▸ Exercise directions
Print exactly what the entries say, line by line, from the first line down to the one with "(dom.south) to[out=-150,in=-40] (app.south);", inclusive.

▸ Stored rows
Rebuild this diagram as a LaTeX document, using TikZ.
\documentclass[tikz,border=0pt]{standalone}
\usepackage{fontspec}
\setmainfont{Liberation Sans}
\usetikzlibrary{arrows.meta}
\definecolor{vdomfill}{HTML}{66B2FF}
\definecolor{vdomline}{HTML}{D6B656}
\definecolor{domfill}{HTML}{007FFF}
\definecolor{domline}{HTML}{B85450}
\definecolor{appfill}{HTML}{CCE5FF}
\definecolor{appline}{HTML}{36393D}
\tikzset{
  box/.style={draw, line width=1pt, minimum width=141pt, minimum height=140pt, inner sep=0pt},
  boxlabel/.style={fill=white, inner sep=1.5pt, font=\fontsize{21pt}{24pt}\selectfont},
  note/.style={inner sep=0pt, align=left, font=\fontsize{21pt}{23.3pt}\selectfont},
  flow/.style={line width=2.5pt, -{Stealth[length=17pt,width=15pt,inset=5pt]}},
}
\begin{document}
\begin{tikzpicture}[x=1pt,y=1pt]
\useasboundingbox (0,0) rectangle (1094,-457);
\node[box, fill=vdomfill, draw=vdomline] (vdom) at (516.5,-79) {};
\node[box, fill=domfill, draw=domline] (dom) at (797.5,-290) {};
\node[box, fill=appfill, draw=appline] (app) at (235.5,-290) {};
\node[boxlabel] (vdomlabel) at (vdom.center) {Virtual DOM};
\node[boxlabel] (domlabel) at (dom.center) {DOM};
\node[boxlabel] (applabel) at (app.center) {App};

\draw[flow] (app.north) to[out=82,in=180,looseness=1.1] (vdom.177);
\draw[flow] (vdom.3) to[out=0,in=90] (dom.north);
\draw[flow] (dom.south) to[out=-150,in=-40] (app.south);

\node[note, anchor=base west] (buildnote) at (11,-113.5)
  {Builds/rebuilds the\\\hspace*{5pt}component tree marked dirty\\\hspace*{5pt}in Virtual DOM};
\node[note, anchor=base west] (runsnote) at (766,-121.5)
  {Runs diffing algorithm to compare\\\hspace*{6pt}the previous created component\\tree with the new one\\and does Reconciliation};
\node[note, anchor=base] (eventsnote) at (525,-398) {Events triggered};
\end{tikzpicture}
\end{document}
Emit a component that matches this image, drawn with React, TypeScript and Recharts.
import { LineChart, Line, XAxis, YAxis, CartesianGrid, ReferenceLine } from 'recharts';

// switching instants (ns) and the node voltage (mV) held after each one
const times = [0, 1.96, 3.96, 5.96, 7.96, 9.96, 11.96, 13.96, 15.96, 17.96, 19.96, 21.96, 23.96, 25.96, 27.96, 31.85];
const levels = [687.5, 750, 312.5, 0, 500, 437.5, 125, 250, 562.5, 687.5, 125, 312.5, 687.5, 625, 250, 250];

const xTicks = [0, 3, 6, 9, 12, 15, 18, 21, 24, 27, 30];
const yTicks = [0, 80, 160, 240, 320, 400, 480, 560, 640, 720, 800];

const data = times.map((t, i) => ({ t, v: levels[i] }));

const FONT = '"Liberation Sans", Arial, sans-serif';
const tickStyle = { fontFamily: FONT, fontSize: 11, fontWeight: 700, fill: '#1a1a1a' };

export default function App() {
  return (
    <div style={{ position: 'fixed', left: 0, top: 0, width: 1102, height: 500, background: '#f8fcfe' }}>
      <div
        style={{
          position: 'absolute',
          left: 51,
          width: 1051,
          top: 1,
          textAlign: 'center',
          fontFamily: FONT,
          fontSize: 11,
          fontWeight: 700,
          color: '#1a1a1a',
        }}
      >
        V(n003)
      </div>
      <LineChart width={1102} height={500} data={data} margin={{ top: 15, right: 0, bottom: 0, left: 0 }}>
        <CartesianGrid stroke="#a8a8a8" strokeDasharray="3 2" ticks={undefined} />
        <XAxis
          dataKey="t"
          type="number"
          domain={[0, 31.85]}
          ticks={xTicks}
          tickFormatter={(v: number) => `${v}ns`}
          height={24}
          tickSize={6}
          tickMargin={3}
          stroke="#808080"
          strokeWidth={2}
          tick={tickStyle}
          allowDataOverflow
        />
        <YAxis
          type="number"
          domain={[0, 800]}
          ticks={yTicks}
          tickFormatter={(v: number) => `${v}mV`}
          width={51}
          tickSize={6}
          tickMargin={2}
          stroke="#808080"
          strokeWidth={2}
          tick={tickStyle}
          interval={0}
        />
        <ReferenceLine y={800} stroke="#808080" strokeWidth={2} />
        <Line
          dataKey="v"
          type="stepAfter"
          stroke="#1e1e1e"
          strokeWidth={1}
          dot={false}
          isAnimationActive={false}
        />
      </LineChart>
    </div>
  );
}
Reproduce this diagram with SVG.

▸ Worked solution
Rebuild this diagram as a LaTeX document, using TikZ.
\documentclass[tikz,border=0pt]{standalone}
\usepackage{fontspec}
\setmainfont{Liberation Sans}
\usetikzlibrary{arrows.meta}
\definecolor{vdomfill}{HTML}{66B2FF}
\definecolor{vdomline}{HTML}{D6B656}
\definecolor{domfill}{HTML}{007FFF}
\definecolor{domline}{HTML}{B85450}
\definecolor{appfill}{HTML}{CCE5FF}
\definecolor{appline}{HTML}{36393D}
\tikzset{
  box/.style={draw, line width=1pt, minimum width=141pt, minimum height=140pt, inner sep=0pt},
  boxlabel/.style={fill=white, inner sep=1.5pt, font=\fontsize{21pt}{24pt}\selectfont},
  note/.style={inner sep=0pt, align=left, font=\fontsize{21pt}{23.3pt}\selectfont},
  flow/.style={line width=2.5pt, -{Stealth[length=17pt,width=15pt,inset=5pt]}},
}
\begin{document}
\begin{tikzpicture}[x=1pt,y=1pt]
\useasboundingbox (0,0) rectangle (1094,-457);
\node[box, fill=vdomfill, draw=vdomline] (vdom) at (516.5,-79) {};
\node[box, fill=domfill, draw=domline] (dom) at (797.5,-290) {};
\node[box, fill=appfill, draw=appline] (app) at (235.5,-290) {};
\node[boxlabel] (vdomlabel) at (vdom.center) {Virtual DOM};
\node[boxlabel] (domlabel) at (dom.center) {DOM};
\node[boxlabel] (applabel) at (app.center) {App};

\draw[flow] (app.north) to[out=82,in=180,looseness=1.1] (vdom.177);
\draw[flow] (vdom.3) to[out=0,in=90] (dom.north);
\draw[flow] (dom.south) to[out=-150,in=-40] (app.south);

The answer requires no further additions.